## Task to complete
Using the data below, repeat all of it precisely.

---------- Data excerpt

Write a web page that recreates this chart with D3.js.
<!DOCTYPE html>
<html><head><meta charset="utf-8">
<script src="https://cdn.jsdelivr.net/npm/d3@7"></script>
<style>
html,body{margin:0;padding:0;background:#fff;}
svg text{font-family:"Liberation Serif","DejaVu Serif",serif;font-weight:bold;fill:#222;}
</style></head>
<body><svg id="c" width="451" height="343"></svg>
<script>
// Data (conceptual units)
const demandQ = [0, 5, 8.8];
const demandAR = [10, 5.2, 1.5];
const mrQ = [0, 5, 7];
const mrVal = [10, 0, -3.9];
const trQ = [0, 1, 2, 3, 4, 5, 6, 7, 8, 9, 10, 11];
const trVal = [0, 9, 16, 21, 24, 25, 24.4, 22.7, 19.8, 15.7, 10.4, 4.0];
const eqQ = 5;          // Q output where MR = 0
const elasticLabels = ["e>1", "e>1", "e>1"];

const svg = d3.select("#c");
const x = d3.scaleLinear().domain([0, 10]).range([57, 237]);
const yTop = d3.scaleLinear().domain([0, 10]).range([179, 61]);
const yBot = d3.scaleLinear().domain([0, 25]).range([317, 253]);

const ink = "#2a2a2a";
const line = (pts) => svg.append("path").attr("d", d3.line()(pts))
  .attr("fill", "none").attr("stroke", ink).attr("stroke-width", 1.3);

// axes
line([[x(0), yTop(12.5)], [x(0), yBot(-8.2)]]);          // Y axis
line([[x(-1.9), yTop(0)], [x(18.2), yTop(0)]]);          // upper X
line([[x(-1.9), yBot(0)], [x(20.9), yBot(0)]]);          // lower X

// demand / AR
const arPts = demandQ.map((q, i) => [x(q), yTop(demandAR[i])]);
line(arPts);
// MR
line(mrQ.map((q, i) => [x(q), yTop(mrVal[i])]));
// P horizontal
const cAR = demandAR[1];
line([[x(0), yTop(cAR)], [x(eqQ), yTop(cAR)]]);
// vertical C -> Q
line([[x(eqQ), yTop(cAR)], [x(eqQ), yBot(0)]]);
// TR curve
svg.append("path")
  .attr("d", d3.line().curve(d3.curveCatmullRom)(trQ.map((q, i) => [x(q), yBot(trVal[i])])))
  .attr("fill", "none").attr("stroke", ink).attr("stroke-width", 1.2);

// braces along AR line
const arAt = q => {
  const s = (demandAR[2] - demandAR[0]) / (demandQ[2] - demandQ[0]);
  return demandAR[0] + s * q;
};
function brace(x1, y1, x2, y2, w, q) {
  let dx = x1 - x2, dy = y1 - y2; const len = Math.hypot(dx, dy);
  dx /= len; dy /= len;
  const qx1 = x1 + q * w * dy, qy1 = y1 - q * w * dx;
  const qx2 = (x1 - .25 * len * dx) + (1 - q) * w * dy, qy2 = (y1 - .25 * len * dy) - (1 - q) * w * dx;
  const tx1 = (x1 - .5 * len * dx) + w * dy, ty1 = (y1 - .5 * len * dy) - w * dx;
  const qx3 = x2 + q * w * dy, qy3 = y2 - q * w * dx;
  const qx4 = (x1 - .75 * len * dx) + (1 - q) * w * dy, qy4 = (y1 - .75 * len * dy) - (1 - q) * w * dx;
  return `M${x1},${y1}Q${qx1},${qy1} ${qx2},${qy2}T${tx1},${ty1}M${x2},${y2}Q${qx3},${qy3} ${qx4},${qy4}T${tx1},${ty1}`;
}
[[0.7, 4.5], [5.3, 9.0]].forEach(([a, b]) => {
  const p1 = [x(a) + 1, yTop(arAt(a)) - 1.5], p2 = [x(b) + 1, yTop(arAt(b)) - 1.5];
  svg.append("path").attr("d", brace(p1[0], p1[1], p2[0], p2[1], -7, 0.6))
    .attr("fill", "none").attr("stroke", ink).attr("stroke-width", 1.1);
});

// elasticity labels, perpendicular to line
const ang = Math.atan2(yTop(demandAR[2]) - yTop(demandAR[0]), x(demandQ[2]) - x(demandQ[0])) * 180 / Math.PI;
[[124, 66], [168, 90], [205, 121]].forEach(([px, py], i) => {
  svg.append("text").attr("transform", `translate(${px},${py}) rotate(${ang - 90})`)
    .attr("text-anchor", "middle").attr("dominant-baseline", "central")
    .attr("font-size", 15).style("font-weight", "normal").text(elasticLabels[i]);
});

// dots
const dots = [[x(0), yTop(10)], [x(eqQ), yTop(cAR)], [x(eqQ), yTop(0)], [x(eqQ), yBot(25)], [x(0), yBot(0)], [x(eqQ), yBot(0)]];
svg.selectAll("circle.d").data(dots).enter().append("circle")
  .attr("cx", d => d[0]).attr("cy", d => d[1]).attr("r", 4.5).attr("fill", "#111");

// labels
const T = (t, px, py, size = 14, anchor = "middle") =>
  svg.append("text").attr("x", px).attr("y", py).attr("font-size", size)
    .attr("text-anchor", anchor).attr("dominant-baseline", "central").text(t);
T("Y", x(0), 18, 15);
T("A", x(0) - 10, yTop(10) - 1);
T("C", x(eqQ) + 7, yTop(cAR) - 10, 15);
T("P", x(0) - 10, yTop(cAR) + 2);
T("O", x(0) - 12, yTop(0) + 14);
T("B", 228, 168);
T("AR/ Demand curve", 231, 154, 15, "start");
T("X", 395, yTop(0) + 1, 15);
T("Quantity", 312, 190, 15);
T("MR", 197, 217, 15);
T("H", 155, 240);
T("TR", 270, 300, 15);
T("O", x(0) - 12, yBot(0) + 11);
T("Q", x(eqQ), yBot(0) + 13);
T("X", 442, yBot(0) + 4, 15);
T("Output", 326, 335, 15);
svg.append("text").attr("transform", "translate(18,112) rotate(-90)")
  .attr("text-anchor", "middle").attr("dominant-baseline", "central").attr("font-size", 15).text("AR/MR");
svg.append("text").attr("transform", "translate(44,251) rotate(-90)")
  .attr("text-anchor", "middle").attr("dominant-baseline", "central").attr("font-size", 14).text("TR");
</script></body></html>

--------------------

## Response to the task
Write a web page that recreates this chart with D3.js.
<!DOCTYPE html>
<html><head><meta charset="utf-8">
<script src="https://cdn.jsdelivr.net/npm/d3@7"></script>
<style>
html,body{margin:0;padding:0;background:#fff;}
svg text{font-family:"Liberation Serif","DejaVu Serif",serif;font-weight:bold;fill:#222;}
</style></head>
<body><svg id="c" width="451" height="343"></svg>
<script>
// Data (conceptual units)
const demandQ = [0, 5, 8.8];
const demandAR = [10, 5.2, 1.5];
const mrQ = [0, 5, 7];
const mrVal = [10, 0, -3.9];
const trQ = [0, 1, 2, 3, 4, 5, 6, 7, 8, 9, 10, 11];
const trVal = [0, 9, 16, 21, 24, 25, 24.4, 22.7, 19.8, 15.7, 10.4, 4.0];
const eqQ = 5;          // Q output where MR = 0
const elasticLabels = ["e>1", "e>1", "e>1"];

const svg = d3.select("#c");
const x = d3.scaleLinear().domain([0, 10]).range([57, 237]);
const yTop = d3.scaleLinear().domain([0, 10]).range([179, 61]);
const yBot = d3.scaleLinear().domain([0, 25]).range([317, 253]);

const ink = "#2a2a2a";
const line = (pts) => svg.append("path").attr("d", d3.line()(pts))
  .attr("fill", "none").attr("stroke", ink).attr("stroke-width", 1.3);

// axes
line([[x(0), yTop(12.5)], [x(0), yBot(-8.2)]]);          // Y axis
line([[x(-1.9), yTop(0)], [x(18.2), yTop(0)]]);          // upper X
line([[x(-1.9), yBot(0)], [x(20.9), yBot(0)]]);          // lower X

// demand / AR
const arPts = demandQ.map((q, i) => [x(q), yTop(demandAR[i])]);
line(arPts);
// MR
line(mrQ.map((q, i) => [x(q), yTop(mrVal[i])]));
// P horizontal
const cAR = demandAR[1];
line([[x(0), yTop(cAR)], [x(eqQ), yTop(cAR)]]);
// vertical C -> Q
line([[x(eqQ), yTop(cAR)], [x(eqQ), yBot(0)]]);
// TR curve
svg.append("path")
  .attr("d", d3.line().curve(d3.curveCatmullRom)(trQ.map((q, i) => [x(q), yBot(trVal[i])])))
  .attr("fill", "none").attr("stroke", ink).attr("stroke-width", 1.2);

// braces along AR line
const arAt = q => {
  const s = (demandAR[2] - demandAR[0]) / (demandQ[2] - demandQ[0]);
  return demandAR[0] + s * q;
};
function brace(x1, y1, x2, y2, w, q) {
  let dx = x1 - x2, dy = y1 - y2; const len = Math.hypot(dx, dy);
  dx /= len; dy /= len;
  const qx1 = x1 + q * w * dy, qy1 = y1 - q * w * dx;
  const qx2 = (x1 - .25 * len * dx) + (1 - q) * w * dy, qy2 = (y1 - .25 * len * dy) - (1 - q) * w * dx;
  const tx1 = (x1 - .5 * len * dx) + w * dy, ty1 = (y1 - .5 * len * dy) - w * dx;
  const qx3 = x2 + q * w * dy, qy3 = y2 - q * w * dx;
  const qx4 = (x1 - .75 * len * dx) + (1 - q) * w * dy, qy4 = (y1 - .75 * len * dy) - (1 - q) * w * dx;
  return `M${x1},${y1}Q${qx1},${qy1} ${qx2},${qy2}T${tx1},${ty1}M${x2},${y2}Q${qx3},${qy3} ${qx4},${qy4}T${tx1},${ty1}`;
}
[[0.7, 4.5], [5.3, 9.0]].forEach(([a, b]) => {
  const p1 = [x(a) + 1, yTop(arAt(a)) - 1.5], p2 = [x(b) + 1, yTop(arAt(b)) - 1.5];
  svg.append("path").attr("d", brace(p1[0], p1[1], p2[0], p2[1], -7, 0.6))
    .attr("fill", "none").attr("stroke", ink).attr("stroke-width", 1.1);
});

// elasticity labels, perpendicular to line
const ang = Math.atan2(yTop(demandAR[2]) - yTop(demandAR[0]), x(demandQ[2]) - x(demandQ[0])) * 180 / Math.PI;
[[124, 66], [168, 90], [205, 121]].forEach(([px, py], i) => {
  svg.append("text").attr("transform", `translate(${px},${py}) rotate(${ang - 90})`)
    .attr("text-anchor", "middle").attr("dominant-baseline", "central")
    .attr("font-size", 15).style("font-weight", "normal").text(elasticLabels[i]);
});

// dots
const dots = [[x(0), yTop(10)], [x(eqQ), yTop(cAR)], [x(eqQ), yTop(0)], [x(eqQ), yBot(25)], [x(0), yBot(0)], [x(eqQ), yBot(0)]];
svg.selectAll("circle.d").data(dots).enter().append("circle")
  .attr("cx", d => d[0]).attr("cy", d => d[1]).attr("r", 4.5).attr("fill", "#111");

// labels
const T = (t, px, py, size = 14, anchor = "middle") =>
  svg.append("text").attr("x", px).attr("y", py).attr("font-size", size)
    .attr("text-anchor", anchor).attr("dominant-baseline", "central").text(t);
T("Y", x(0), 18, 15);
T("A", x(0) - 10, yTop(10) - 1);
T("C", x(eqQ) + 7, yTop(cAR) - 10, 15);
T("P", x(0) - 10, yTop(cAR) + 2);
T("O", x(0) - 12, yTop(0) + 14);
T("B", 228, 168);
T("AR/ Demand curve", 231, 154, 15, "start");
T("X", 395, yTop(0) + 1, 15);
T("Quantity", 312, 190, 15);
T("MR", 197, 217, 15);
T("H", 155, 240);
T("TR", 270, 300, 15);
T("O", x(0) - 12, yBot(0) + 11);
T("Q", x(eqQ), yBot(0) + 13);
T("X", 442, yBot(0) + 4, 15);
T("Output", 326, 335, 15);
svg.append("text").attr("transform", "translate(18,112) rotate(-90)")
  .attr("text-anchor", "middle").attr("dominant-baseline", "central").attr("font-size", 15).text("AR/MR");
svg.append("text").attr("transform", "translate(44,251) rotate(-90)")
  .attr("text-anchor", "middle").attr("dominant-baseline", "central").attr("font-size", 14).text("TR");
</script></body></html>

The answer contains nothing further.